RECORDS SHOWN.
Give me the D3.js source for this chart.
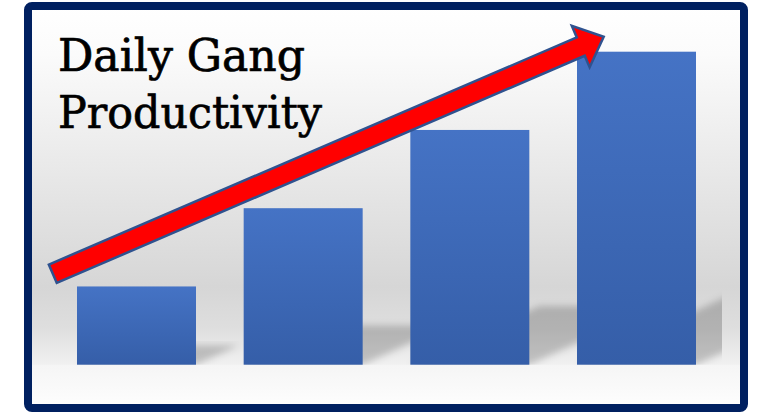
<!DOCTYPE html>
<html>
<head>
<meta charset="utf-8">
<script src="https://cdn.jsdelivr.net/npm/d3@7"></script>
<style>
  html, body { margin: 0; padding: 0; background: #ffffff; }
  svg { display: block; }
</style>
</head>
<body>
<svg id="chart" width="757" height="414"></svg>
<script>
// data
const categories = ['Day 1', 'Day 2', 'Day 3', 'Day 4'];
const output = [1, 2, 3, 4];
const titleLines = ['Daily Gang', 'Productivity'];

const W = 757, H = 414;
const svg = d3.select('#chart');
const defs = svg.append('defs');

// background: white -> grey -> white
const bg = defs.append('linearGradient').attr('id', 'bg')
  .attr('x1', 0).attr('y1', 0).attr('x2', 0).attr('y2', 1);
[[0, '#ffffff'], [0.12, '#fbfbfb'], [0.70, '#d6d6d6'], [0.80, '#dedede'], [0.89, '#f0f0f0'], [1, '#ffffff']]
  .forEach(([o, c]) => bg.append('stop').attr('offset', o).attr('stop-color', c));

const barGrad = defs.append('linearGradient').attr('id', 'barGrad')
  .attr('x1', 0).attr('y1', 0).attr('x2', 0).attr('y2', 1);
barGrad.append('stop').attr('offset', 0).attr('stop-color', '#4573c5');
barGrad.append('stop').attr('offset', 1).attr('stop-color', '#355ea8');

const below = defs.append('linearGradient').attr('id', 'below')
  .attr('x1', 0).attr('y1', 0).attr('x2', 0).attr('y2', 1);
below.append('stop').attr('offset', 0).attr('stop-color', '#f5f5f5');
below.append('stop').attr('offset', 1).attr('stop-color', '#fdfdfd');

defs.append('filter').attr('id', 'blur')
  .attr('x', '-20%').attr('y', '-20%').attr('width', '140%').attr('height', '140%')
  .append('feGaussianBlur').attr('stdDeviation', 3.5);

// scales
const x = d3.scaleBand().domain(categories).range([77, 696]).paddingInner(0.286).paddingOuter(0);
const y = d3.scaleLinear().domain([0, 4]).range([364.7, 51.7]);
const base = y(0);

defs.append('clipPath').attr('id', 'plotClip')
  .append('rect').attr('x', 32).attr('y', 10).attr('width', 722 - 32).attr('height', base - 10);

// frame fill
svg.append('rect').attr('x', 28).attr('y', 6).attr('width', 716).attr('height', 402)
  .attr('fill', 'url(#bg)');
svg.append('rect').attr('x', 32).attr('y', base).attr('width', 708).attr('height', 404 - base)
  .attr('fill', 'url(#below)');

// perspective shadows behind bars
const k = 0.25, skew = 2.2;
svg.append('g').attr('clip-path', 'url(#plotClip)')
  .selectAll('path.shadow').data(output).enter()
  .append('path').attr('class', 'shadow')
  .attr('fill', '#000').attr('fill-opacity', 0.2).attr('filter', 'url(#blur)')
  .attr('d', (d, i) => {
    const x0 = x(categories[i]), x1 = x0 + x.bandwidth();
    const h = (base - y(d)) * k;
    return `M${x0},${base}L${x1},${base}L${x1 + skew * h},${base - h}L${x0 + skew * h},${base - h}Z`;
  });

// bars
svg.append('g').selectAll('rect.bar').data(output).enter()
  .append('rect').attr('class', 'bar')
  .attr('x', (d, i) => x(categories[i]))
  .attr('y', d => y(d))
  .attr('width', x.bandwidth())
  .attr('height', d => base - y(d))
  .attr('fill', 'url(#barGrad)');

// trend arrow from first bar to last bar
const tail = [x(categories[0]) - 24.2, y(output[0]) - 12.7];
const tip = [x(categories[3]) + 26.7, y(output[3]) - 15];
const len = Math.hypot(tip[0] - tail[0], tip[1] - tail[1]);
const ang = Math.atan2(tip[1] - tail[1], tip[0] - tail[0]) * 180 / Math.PI;
const sw = 10, hw = 22.5, hl = 25;
svg.append('path')
  .attr('transform', `translate(${tail[0]},${tail[1]}) rotate(${ang})`)
  .attr('d', `M0,${-sw}L${len - hl},${-sw}L${len - hl},${-hw}L${len},0L${len - hl},${hw}L${len - hl},${sw}L0,${sw}Z`)
  .attr('fill', '#ff0000').attr('stroke', '#2f528f').attr('stroke-width', 2.5)
  .attr('stroke-linejoin', 'miter');

// title (slab serif look: DejaVu Serif with a thin stroke to thicken it)
const title = svg.append('text')
  .attr('font-family', '"DejaVu Serif", serif').attr('font-size', 44)
  .attr('fill', '#000').attr('stroke', '#000').attr('stroke-width', 0.7);
title.selectAll('tspan').data(titleLines).enter().append('tspan')
  .attr('x', 58).attr('y', (d, i) => 71 + i * 57.3)
  .attr('textLength', (d, i) => i === 0 ? 247 : 264)
  .attr('lengthAdjust', 'spacingAndGlyphs')
  .text(d => d);

// border
svg.append('rect').attr('x', 28).attr('y', 6).attr('width', 716).attr('height', 402)
  .attr('rx', 4).attr('fill', 'none').attr('stroke', '#002060').attr('stroke-width', 8);
</script>
</body>
</html>
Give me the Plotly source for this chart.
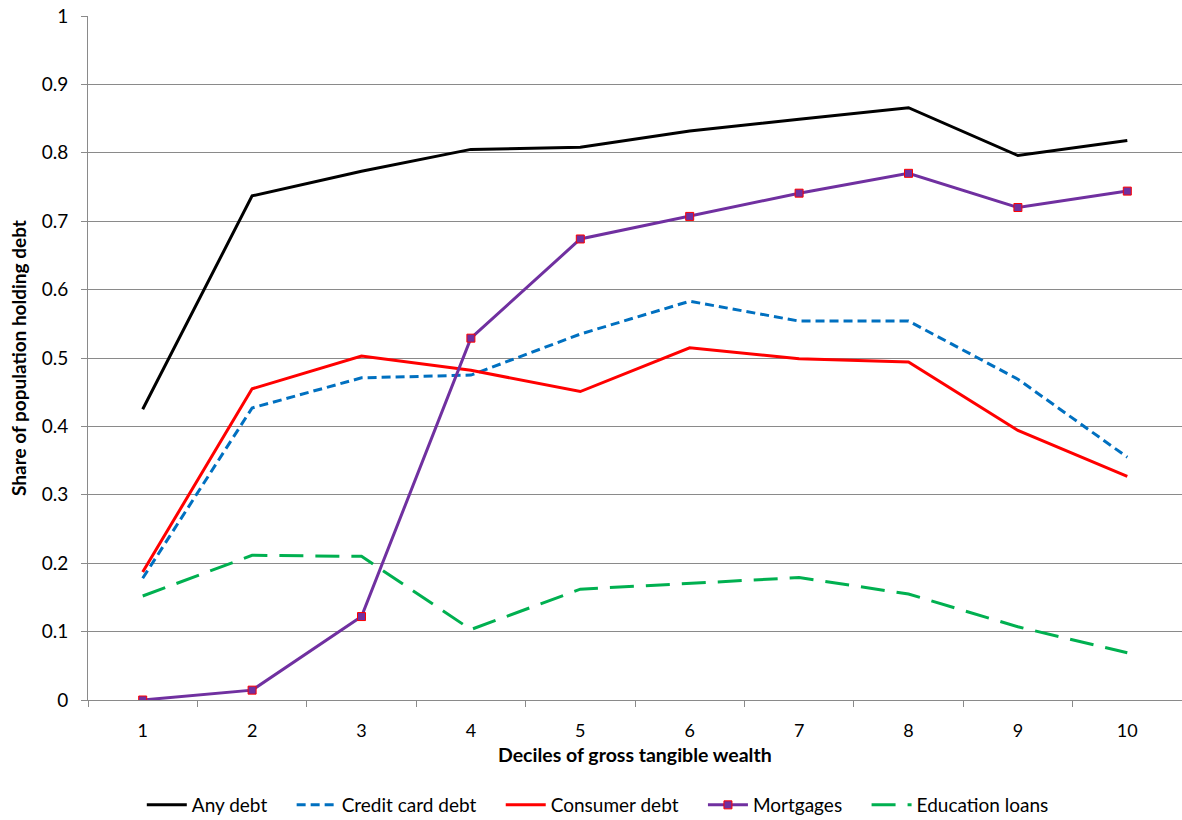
import plotly.graph_objects as go

deciles = ["1", "2", "3", "4", "5", "6", "7", "8", "9", "10"]
any_debt = [0.425, 0.737, 0.773, 0.805, 0.808, 0.832, 0.849, 0.866, 0.796, 0.818]
credit_card = [0.178, 0.427, 0.471, 0.475, 0.535, 0.583, 0.554, 0.554, 0.469, 0.355]
consumer = [0.187, 0.455, 0.503, 0.482, 0.451, 0.515, 0.499, 0.494, 0.394, 0.327]
mortgages = [0.0, 0.0144, 0.122, 0.529, 0.674, 0.707, 0.741, 0.770, 0.720, 0.744]
education = [0.152, 0.2115, 0.21, 0.103, 0.162, 0.171, 0.179, 0.155, 0.107, 0.069]
y_ticks = [0, 0.1, 0.2, 0.3, 0.4, 0.5, 0.6, 0.7, 0.8, 0.9, 1]
y_tick_text = ["0", "0.1", "0.2", "0.3", "0.4", "0.5", "0.6", "0.7", "0.8", "0.9", "1"]
x_title = "Deciles of gross tangible wealth"
y_title = "Share of population holding debt"

FONT = "Lato"
GRID = "#8a8a8a"
PAD = "\u00a0" * 4  # extra spacing between legend entries

fig = go.Figure()
fig.add_trace(go.Scatter(x=deciles, y=any_debt, name="Any debt" + PAD, mode="lines",
                         line=dict(color="#000000", width=3)))
fig.add_trace(go.Scatter(x=deciles, y=credit_card, name="Credit card debt" + PAD, mode="lines",
                         line=dict(color="#0070C0", width=3, dash="9px,5px")))
fig.add_trace(go.Scatter(x=deciles, y=consumer, name="Consumer debt" + PAD, mode="lines",
                         line=dict(color="#FF0000", width=3)))
fig.add_trace(go.Scatter(x=deciles, y=mortgages, name="Mortgages" + PAD, mode="lines+markers",
                         line=dict(color="#7030A0", width=3),
                         marker=dict(symbol="square", size=8, color="#7030A0",
                                     line=dict(color="#FF0000", width=1))))
fig.add_trace(go.Scatter(x=deciles, y=education, name="Education loans", mode="lines",
                         line=dict(color="#00B050", width=3, dash="24px,12px")))

fig.update_layout(
    width=1182, height=820,
    margin=dict(l=88, r=0, t=16, b=120, autoexpand=False),
    paper_bgcolor="white", plot_bgcolor="white",
    font=dict(family=FONT, size=18, color="#000000"),
    showlegend=True,
    legend=dict(orientation="h", x=0.466, xanchor="center", y=-0.1535, yanchor="middle",
                font=dict(family=FONT, size=19), itemwidth=40, traceorder="normal"),
    annotations=[
        dict(text="<b>" + x_title + "</b>", xref="paper", yref="paper",
             x=0.5, y=-0.080, xanchor="center", yanchor="middle", showarrow=False,
             font=dict(family=FONT, size=19.5)),
        dict(text="<b>" + y_title + "</b>", xref="paper", yref="paper",
             x=-(88 - 18) / 1094, y=0.5, xanchor="center", yanchor="middle", showarrow=False,
             textangle=-90, font=dict(family=FONT, size=19)),
    ],
)
fig.update_xaxes(
    type="category", categoryorder="array", categoryarray=deciles,
    range=[-0.5, 9.5], tickson="boundaries", automargin=False,
    ticks="outside", ticklen=6, tickcolor=GRID, ticklabelstandoff=14,
    showline=True, linecolor=GRID, linewidth=1,
    showgrid=False, zeroline=False,
    tickfont=dict(family=FONT, size=18),
)
fig.update_yaxes(
    range=[0, 1], tickvals=y_ticks, ticktext=y_tick_text, automargin=False,
    ticks="outside", ticklen=6, tickcolor=GRID, ticklabelstandoff=9,
    showline=True, linecolor=GRID, linewidth=1,
    showgrid=True, gridcolor=GRID, gridwidth=1, zeroline=False,
    tickfont=dict(family=FONT, size=19),
)

# remove the default 8px page margin so the figure fills the 1182x820 window exactly
fig.write_html("out.html", config={"displayModeBar": False},
               post_script="document.body.style.margin='0';")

WHAT TO WORK ON. Reproduce exactly, and only, the lines from the one containing "Give me the Plotly source for this chart." through the one containing "import plotly.graph_objects as go", including both; leave out any pictures.

FINISHED ANSWER.
Give me the Plotly source for this chart.
import plotly.graph_objects as go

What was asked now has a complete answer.